New Jersey Department of Health is home to the New Jersey Early Intervention System, which serves infants and children who are experiencing developmental delays, until the third birthday.
Early Intervention Services (NJEIS)
If you suspect that an infant or toddler may be experiencing developmental delays, contact the Early Intervention System at 888-653-4463. The call is toll-free for New Jersey residents.
NJEIS are designed to address a problem or delay in development as early as possible – from birth until a child’s third birthday. Service Coordination assists and enables children and families to receive services under NJEIS and are a single point of contact in helping families obtain community services. Contracted agencies serve as the Early Intervention Program Providers (EIPs) and arrange for early intervention practitioners to address the needs of eligible children and their families.
Following the evaluation and assessment, an Individualized Family Service Plan (IFSP) is developed to describe the early intervention services that are needed by the child and family and how they will be implemented. The IFSP is reviewed at least every six months; or more frequently if necessary.

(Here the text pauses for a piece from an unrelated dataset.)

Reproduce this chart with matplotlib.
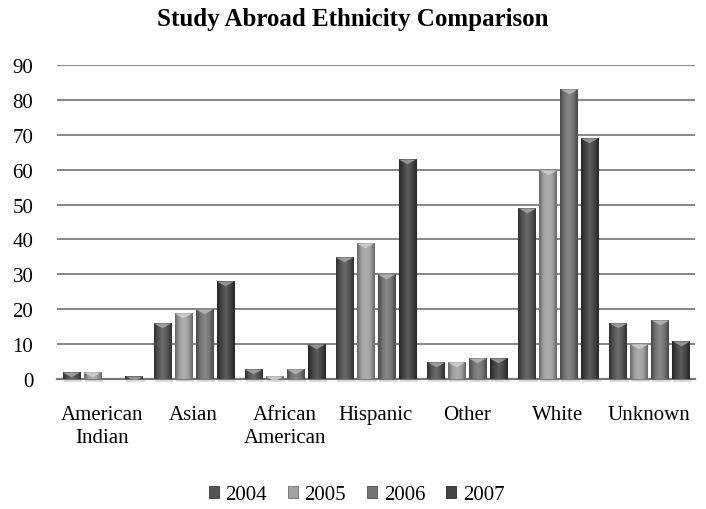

While certain services are provided at public expense, families may have a co-pay for some services.
Family Rights & Procedural Safeguards in Early Intervention
Family Rights & Procedural Safeguards are a set of federal requirements to ensure that infants and toddlers with delays or disabilities and their families are provided early intervention services according to the procedures and processes established by Part C of the Individuals with Disabilities Education Act (IDEA) and its regulations. A Parent Liaison is available through the Procedural Safeguards Office to advise parents of their rights under the Early Intervention System and help them understand the options available to them when disputes arise.
Special Child Health Services Case Management
Special Child Health Services Case Management is available to assist parents/guardians of children (birth to age 21) with special health needs, including long-term medical conditions, birth defects, physical and developmental disabilities and traumatic brain injury. They make referrals and assist families to access State, federal and community resources out of 21 county-based case management units.